Вот и наступает торжественный момент, приходит из Комсомольска катер, и мы грузимся на баржу. Вижу, что тут семейные люди имеют полную волю: грузят и мебель, и всякие горшки-чугуны. Вижу, что некоторые не стесняются брать кое-что из контор: и стулья, и шкафы, даже занавески. Все равно, все бросаем. Видим, что не успели мы еще двинуться в путь, как местные уже набросились на брошенные помещения, растаскивая вещи по домам.
Наш караван отчалил под ракетный и ружейный салют.
Нас на барже человек 60–70, есть женщины и дети. Только отчалили, сразу началось: веселье-раздолье, пьянка-гулянка. Идем медленно, баржа огромная, катер слабенький, а надо тянуть вверх, против течения. Амур — в разливе, иногда даже берега не видно, а кое-где из воды торчат верхушки елей. Можно где-то и зацепиться.
С этим обошлось, но произошло нечто гораздо более худшее. Просыпаемся на третье утро, выбираемся из трюма на палубу и что видим? Никуда мы не плывем, катера нет, а наша баржа стоит посреди Амура, привязанная буксирным тросом к торчащей из воды ели.

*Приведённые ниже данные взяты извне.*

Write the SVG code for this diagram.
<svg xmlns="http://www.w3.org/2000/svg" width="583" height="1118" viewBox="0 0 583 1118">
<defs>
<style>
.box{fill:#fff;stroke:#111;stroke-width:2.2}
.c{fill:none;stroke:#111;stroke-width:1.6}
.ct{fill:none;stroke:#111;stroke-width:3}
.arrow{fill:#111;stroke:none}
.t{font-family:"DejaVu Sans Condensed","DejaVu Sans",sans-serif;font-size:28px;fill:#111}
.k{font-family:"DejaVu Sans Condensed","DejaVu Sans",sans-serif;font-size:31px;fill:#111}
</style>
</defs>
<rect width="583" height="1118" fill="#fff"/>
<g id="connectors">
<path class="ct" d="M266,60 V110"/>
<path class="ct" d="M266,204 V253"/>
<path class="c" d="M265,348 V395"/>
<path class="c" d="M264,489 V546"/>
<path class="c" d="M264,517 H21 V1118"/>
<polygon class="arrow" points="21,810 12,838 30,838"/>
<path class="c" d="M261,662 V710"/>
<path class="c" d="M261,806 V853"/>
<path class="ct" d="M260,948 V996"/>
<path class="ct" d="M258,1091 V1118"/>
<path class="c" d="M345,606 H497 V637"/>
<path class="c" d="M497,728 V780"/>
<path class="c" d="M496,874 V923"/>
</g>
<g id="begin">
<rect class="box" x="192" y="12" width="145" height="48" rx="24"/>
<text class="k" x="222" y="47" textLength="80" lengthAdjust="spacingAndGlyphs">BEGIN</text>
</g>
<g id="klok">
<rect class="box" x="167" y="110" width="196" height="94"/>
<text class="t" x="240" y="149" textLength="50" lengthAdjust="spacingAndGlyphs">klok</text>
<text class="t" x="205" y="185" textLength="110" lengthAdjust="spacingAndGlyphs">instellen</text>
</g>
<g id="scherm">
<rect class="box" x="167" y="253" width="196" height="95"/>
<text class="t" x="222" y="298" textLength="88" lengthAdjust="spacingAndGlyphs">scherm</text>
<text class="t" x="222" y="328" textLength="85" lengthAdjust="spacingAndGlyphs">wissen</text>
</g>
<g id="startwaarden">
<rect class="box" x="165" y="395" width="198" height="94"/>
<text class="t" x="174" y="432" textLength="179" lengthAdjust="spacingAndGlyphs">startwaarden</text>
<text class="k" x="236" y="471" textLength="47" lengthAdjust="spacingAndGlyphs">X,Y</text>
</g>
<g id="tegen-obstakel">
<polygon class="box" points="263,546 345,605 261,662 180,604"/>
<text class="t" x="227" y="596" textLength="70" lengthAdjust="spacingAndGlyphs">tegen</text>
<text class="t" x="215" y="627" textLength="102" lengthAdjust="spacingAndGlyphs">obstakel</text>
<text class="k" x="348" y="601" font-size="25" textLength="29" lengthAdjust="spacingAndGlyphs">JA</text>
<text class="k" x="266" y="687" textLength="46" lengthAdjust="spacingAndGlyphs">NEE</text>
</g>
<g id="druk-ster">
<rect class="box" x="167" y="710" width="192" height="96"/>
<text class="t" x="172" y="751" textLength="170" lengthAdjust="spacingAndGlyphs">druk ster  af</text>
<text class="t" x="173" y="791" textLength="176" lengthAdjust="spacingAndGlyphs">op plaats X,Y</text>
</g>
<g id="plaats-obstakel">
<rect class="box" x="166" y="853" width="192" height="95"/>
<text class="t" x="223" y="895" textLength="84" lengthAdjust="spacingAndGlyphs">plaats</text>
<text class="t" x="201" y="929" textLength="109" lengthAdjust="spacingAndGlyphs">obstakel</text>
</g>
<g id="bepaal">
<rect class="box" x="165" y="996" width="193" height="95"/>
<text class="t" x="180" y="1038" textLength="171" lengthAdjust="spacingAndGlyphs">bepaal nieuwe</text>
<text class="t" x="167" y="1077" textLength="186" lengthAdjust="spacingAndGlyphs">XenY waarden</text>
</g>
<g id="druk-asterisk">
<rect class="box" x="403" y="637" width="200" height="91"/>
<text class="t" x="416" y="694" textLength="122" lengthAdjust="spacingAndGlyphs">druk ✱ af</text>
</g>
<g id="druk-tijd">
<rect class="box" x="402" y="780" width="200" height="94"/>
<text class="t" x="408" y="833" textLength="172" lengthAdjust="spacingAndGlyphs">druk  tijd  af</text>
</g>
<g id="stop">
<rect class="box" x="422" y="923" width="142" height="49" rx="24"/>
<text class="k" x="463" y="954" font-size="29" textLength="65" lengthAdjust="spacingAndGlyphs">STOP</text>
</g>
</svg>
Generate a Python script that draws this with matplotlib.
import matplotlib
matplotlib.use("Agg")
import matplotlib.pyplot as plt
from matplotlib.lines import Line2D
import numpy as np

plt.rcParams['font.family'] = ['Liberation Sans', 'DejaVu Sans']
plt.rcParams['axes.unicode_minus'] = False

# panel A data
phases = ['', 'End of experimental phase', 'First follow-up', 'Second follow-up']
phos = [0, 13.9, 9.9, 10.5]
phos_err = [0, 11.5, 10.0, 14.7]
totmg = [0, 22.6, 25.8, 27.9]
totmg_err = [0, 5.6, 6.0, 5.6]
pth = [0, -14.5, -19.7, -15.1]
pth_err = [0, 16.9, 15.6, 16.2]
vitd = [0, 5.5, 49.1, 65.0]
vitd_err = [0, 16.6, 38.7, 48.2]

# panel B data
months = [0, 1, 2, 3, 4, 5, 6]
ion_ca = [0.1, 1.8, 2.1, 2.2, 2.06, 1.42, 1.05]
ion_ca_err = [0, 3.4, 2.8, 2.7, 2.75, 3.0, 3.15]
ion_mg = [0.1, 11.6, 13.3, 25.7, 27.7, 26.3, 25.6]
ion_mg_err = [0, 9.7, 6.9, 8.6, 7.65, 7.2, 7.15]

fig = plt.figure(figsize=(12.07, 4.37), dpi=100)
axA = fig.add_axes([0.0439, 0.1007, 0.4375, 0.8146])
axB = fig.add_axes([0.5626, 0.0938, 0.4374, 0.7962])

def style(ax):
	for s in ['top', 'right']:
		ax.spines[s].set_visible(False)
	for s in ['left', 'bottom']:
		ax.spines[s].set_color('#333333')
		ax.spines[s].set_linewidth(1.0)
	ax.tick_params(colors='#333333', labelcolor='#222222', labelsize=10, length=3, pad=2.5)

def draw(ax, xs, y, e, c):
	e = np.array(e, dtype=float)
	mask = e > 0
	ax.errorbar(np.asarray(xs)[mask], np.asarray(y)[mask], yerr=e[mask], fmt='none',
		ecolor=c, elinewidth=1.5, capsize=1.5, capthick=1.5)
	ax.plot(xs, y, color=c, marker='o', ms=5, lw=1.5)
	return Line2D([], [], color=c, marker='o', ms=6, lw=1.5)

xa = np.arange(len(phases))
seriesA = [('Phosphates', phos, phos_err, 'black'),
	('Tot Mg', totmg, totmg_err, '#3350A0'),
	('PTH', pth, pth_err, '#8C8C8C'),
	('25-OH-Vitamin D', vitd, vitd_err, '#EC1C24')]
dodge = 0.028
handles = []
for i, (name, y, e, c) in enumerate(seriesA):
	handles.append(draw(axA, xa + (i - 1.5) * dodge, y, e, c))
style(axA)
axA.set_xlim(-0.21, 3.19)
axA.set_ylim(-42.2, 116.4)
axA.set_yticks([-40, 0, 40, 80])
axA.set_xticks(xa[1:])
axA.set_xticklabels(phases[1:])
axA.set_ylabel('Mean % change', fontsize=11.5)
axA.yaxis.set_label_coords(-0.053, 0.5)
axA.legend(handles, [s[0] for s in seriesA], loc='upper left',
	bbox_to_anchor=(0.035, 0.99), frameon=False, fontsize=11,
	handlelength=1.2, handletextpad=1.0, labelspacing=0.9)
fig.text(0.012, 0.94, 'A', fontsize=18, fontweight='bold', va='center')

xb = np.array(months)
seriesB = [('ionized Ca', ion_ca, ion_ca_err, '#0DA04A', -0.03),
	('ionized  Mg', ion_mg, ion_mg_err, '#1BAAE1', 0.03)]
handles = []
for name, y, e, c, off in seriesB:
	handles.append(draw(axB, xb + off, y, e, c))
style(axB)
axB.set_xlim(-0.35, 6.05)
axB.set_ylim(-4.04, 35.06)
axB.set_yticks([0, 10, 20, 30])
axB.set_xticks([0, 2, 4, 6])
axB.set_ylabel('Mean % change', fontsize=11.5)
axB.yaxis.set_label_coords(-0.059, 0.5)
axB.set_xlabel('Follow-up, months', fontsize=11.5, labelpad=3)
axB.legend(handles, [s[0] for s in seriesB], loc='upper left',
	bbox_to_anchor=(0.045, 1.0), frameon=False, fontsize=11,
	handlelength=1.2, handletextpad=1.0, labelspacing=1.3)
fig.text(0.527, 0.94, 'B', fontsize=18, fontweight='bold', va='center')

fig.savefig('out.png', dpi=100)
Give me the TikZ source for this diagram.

Вытащенный из каюты шкипер баржи сразу признался: двигатель катера совсем сдох, и они совместно решили оставить баржу, погрузили на катер женщин и детей и тихонечко, чтобы не вызвать противодействия, пошли на Комсомольск. Другой катер будет через несколько дней.
Криков особенных не было. Ну что ж, побудем Робинзонами, не впервой. Однако к вечеру всякие хиханьки-хаханьки прекратились; пора бы уже подзакусить, а на барже ни капельки съестного, все съедено и выпито за первые два дня.